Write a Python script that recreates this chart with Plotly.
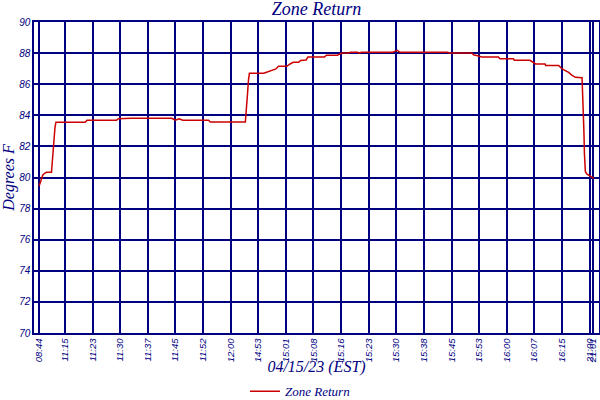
import plotly.graph_objects as go

# sample index (about one reading per minute) and zone return temperature
sample_idx = [
    0, 1, 2, 3, 4, 6.7, 7.3, 8.2, 8.6, 9.1,
    25, 26, 42, 43, 50, 72, 74, 76, 78, 92, 93,
    112, 112.8, 113.2, 113.7, 114.2, 122, 123.5, 126.5, 128.6, 130, 134.5,
    136.3, 138, 141, 142, 145, 146, 155, 156, 162, 163.4, 164.4,
    168, 169, 173, 174, 175, 192, 194.5, 196, 222, 223, 235,
    236.2, 237.7, 240.4, 249.4, 250.3, 257.6, 258.1, 266.6, 268.1, 269.7,
    274.8, 275.1, 282.2, 283.5, 285.3, 287.6, 289.5, 291.3, 294.9,
    295.2, 295.6, 295.9, 296.2, 296.7, 297.6, 299.4, 301.4,
]
zone_return = [
    79.45, 79.8, 80.16, 80.27, 80.33, 80.33, 81.34, 82.62, 83.23, 83.55,
    83.55, 83.68, 83.68, 83.78, 83.81, 83.81, 83.68, 83.78, 83.68, 83.68, 83.57,
    83.57, 84.55, 85.41, 86.27, 86.7, 86.7, 86.77, 86.9, 86.98, 87.15, 87.15,
    87.3, 87.41, 87.41, 87.52, 87.56, 87.75, 87.75, 87.86, 87.86, 87.96, 88.0,
    88.0, 88.05, 88.05, 88.0, 88.05, 88.05, 88.18, 88.05, 88.05, 88.0, 88.0,
    87.88, 87.84, 87.75, 87.75, 87.64, 87.64, 87.54, 87.54, 87.43, 87.3,
    87.3, 87.21, 87.21, 87.04, 86.91, 86.76, 86.57, 86.44, 86.42,
    85.6, 84.3, 83.0, 81.5, 80.37, 80.22, 80.1, 79.95,
]

tick_idx = [0, 14, 29, 44, 59, 74, 89, 104, 119, 134, 149, 164, 179, 194,
            209, 224, 239, 254, 269, 284, 299, 301]
tick_labels = ["08:44", "11:15", "11:23", "11:30", "11:37", "11:45", "11:52",
               "12:00", "14:53", "15:01", "15:08", "15:16", "15:23", "15:30",
               "15:38", "15:45", "15:53", "16:00", "16:07", "16:15", "21:00",
               "21:01"]

navy = "#000080"
serif = "Liberation Serif"
sans = "Liberation Sans"

fig = go.Figure(go.Scatter(
    x=sample_idx,
    y=zone_return,
    mode="lines",
    name="Zone Return",
    line=dict(color="#cc0000", width=1.5),
))

fig.update_layout(
    width=600,
    height=400,
    plot_bgcolor="white",
    paper_bgcolor="white",
    margin=dict(l=34, r=1, t=22, b=67, autoexpand=False),
    title=dict(
        text="Zone Return",
        x=0.5, xref="paper", xanchor="center",
        y=0.978, yref="container", yanchor="middle",
        font=dict(family=serif, size=18, color=navy, style="italic"),
    ),
    showlegend=True,
    legend=dict(
        orientation="h",
        xref="container", x=0.5, xanchor="center",
        yref="container", y=0.022, yanchor="middle",
        font=dict(family=serif, size=13, color=navy, style="italic"),
        itemwidth=30,
    ),
    xaxis=dict(
        range=[-2.8, 304.1],
        automargin=True,
        tickmode="array",
        tickvals=tick_idx,
        ticktext=tick_labels,
        tickangle=-90,
        tickfont=dict(family=sans, size=9.5, color=navy, style="italic"),
        showgrid=True, gridcolor=navy, gridwidth=1.5,
        showline=True, linecolor=navy, linewidth=1.5, mirror=True,
        zeroline=False,
        title=dict(text="04/15/23 (EST)", standoff=4,
                   font=dict(family=serif, size=16, color=navy, style="italic")),
    ),
    yaxis=dict(
        range=[70, 90],
        automargin=True,
        dtick=2,
        tickfont=dict(family=sans, size=10, color=navy, style="italic"),
        showgrid=True, gridcolor=navy, gridwidth=1.5,
        showline=True, linecolor=navy, linewidth=1.5, mirror=True,
        zeroline=False,
        title=dict(text="Degrees F", standoff=4,
                   font=dict(family=serif, size=16, color=navy, style="italic")),
    ),
)

# drop the default page margin so the 600x400 figure fills the window
fig.write_html("out.html", config={"displayModeBar": False},
               post_script="document.body.style.margin = '0';")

▸ **DIRECTIONS**
Go through the listing above and write it all out exactly, leaving out any picture.

▸ **EXERCISE SOLUTION**
Write a Python script that recreates this chart with Plotly.
import plotly.graph_objects as go

# sample index (about one reading per minute) and zone return temperature
sample_idx = [
    0, 1, 2, 3, 4, 6.7, 7.3, 8.2, 8.6, 9.1,
    25, 26, 42, 43, 50, 72, 74, 76, 78, 92, 93,
    112, 112.8, 113.2, 113.7, 114.2, 122, 123.5, 126.5, 128.6, 130, 134.5,
    136.3, 138, 141, 142, 145, 146, 155, 156, 162, 163.4, 164.4,
    168, 169, 173, 174, 175, 192, 194.5, 196, 222, 223, 235,
    236.2, 237.7, 240.4, 249.4, 250.3, 257.6, 258.1, 266.6, 268.1, 269.7,
    274.8, 275.1, 282.2, 283.5, 285.3, 287.6, 289.5, 291.3, 294.9,
    295.2, 295.6, 295.9, 296.2, 296.7, 297.6, 299.4, 301.4,
]
zone_return = [
    79.45, 79.8, 80.16, 80.27, 80.33, 80.33, 81.34, 82.62, 83.23, 83.55,
    83.55, 83.68, 83.68, 83.78, 83.81, 83.81, 83.68, 83.78, 83.68, 83.68, 83.57,
    83.57, 84.55, 85.41, 86.27, 86.7, 86.7, 86.77, 86.9, 86.98, 87.15, 87.15,
    87.3, 87.41, 87.41, 87.52, 87.56, 87.75, 87.75, 87.86, 87.86, 87.96, 88.0,
    88.0, 88.05, 88.05, 88.0, 88.05, 88.05, 88.18, 88.05, 88.05, 88.0, 88.0,
    87.88, 87.84, 87.75, 87.75, 87.64, 87.64, 87.54, 87.54, 87.43, 87.3,
    87.3, 87.21, 87.21, 87.04, 86.91, 86.76, 86.57, 86.44, 86.42,
    85.6, 84.3, 83.0, 81.5, 80.37, 80.22, 80.1, 79.95,
]

tick_idx = [0, 14, 29, 44, 59, 74, 89, 104, 119, 134, 149, 164, 179, 194,
            209, 224, 239, 254, 269, 284, 299, 301]
tick_labels = ["08:44", "11:15", "11:23", "11:30", "11:37", "11:45", "11:52",
               "12:00", "14:53", "15:01", "15:08", "15:16", "15:23", "15:30",
               "15:38", "15:45", "15:53", "16:00", "16:07", "16:15", "21:00",
               "21:01"]

navy = "#000080"
serif = "Liberation Serif"
sans = "Liberation Sans"

fig = go.Figure(go.Scatter(
    x=sample_idx,
    y=zone_return,
    mode="lines",
    name="Zone Return",
    line=dict(color="#cc0000", width=1.5),
))

fig.update_layout(
    width=600,
    height=400,
    plot_bgcolor="white",
    paper_bgcolor="white",
    margin=dict(l=34, r=1, t=22, b=67, autoexpand=False),
    title=dict(
        text="Zone Return",
        x=0.5, xref="paper", xanchor="center",
        y=0.978, yref="container", yanchor="middle",
        font=dict(family=serif, size=18, color=navy, style="italic"),
    ),
    showlegend=True,
    legend=dict(
        orientation="h",
        xref="container", x=0.5, xanchor="center",
        yref="container", y=0.022, yanchor="middle",
        font=dict(family=serif, size=13, color=navy, style="italic"),
        itemwidth=30,
    ),
    xaxis=dict(
        range=[-2.8, 304.1],
        automargin=True,
        tickmode="array",
        tickvals=tick_idx,
        ticktext=tick_labels,
        tickangle=-90,
        tickfont=dict(family=sans, size=9.5, color=navy, style="italic"),
        showgrid=True, gridcolor=navy, gridwidth=1.5,
        showline=True, linecolor=navy, linewidth=1.5, mirror=True,
        zeroline=False,
        title=dict(text="04/15/23 (EST)", standoff=4,
                   font=dict(family=serif, size=16, color=navy, style="italic")),
    ),
    yaxis=dict(
        range=[70, 90],
        automargin=True,
        dtick=2,
        tickfont=dict(family=sans, size=10, color=navy, style="italic"),
        showgrid=True, gridcolor=navy, gridwidth=1.5,
        showline=True, linecolor=navy, linewidth=1.5, mirror=True,
        zeroline=False,
        title=dict(text="Degrees F", standoff=4,
                   font=dict(family=serif, size=16, color=navy, style="italic")),
    ),
)

# drop the default page margin so the 600x400 figure fills the window
fig.write_html("out.html", config={"displayModeBar": False},
               post_script="document.body.style.margin = '0';")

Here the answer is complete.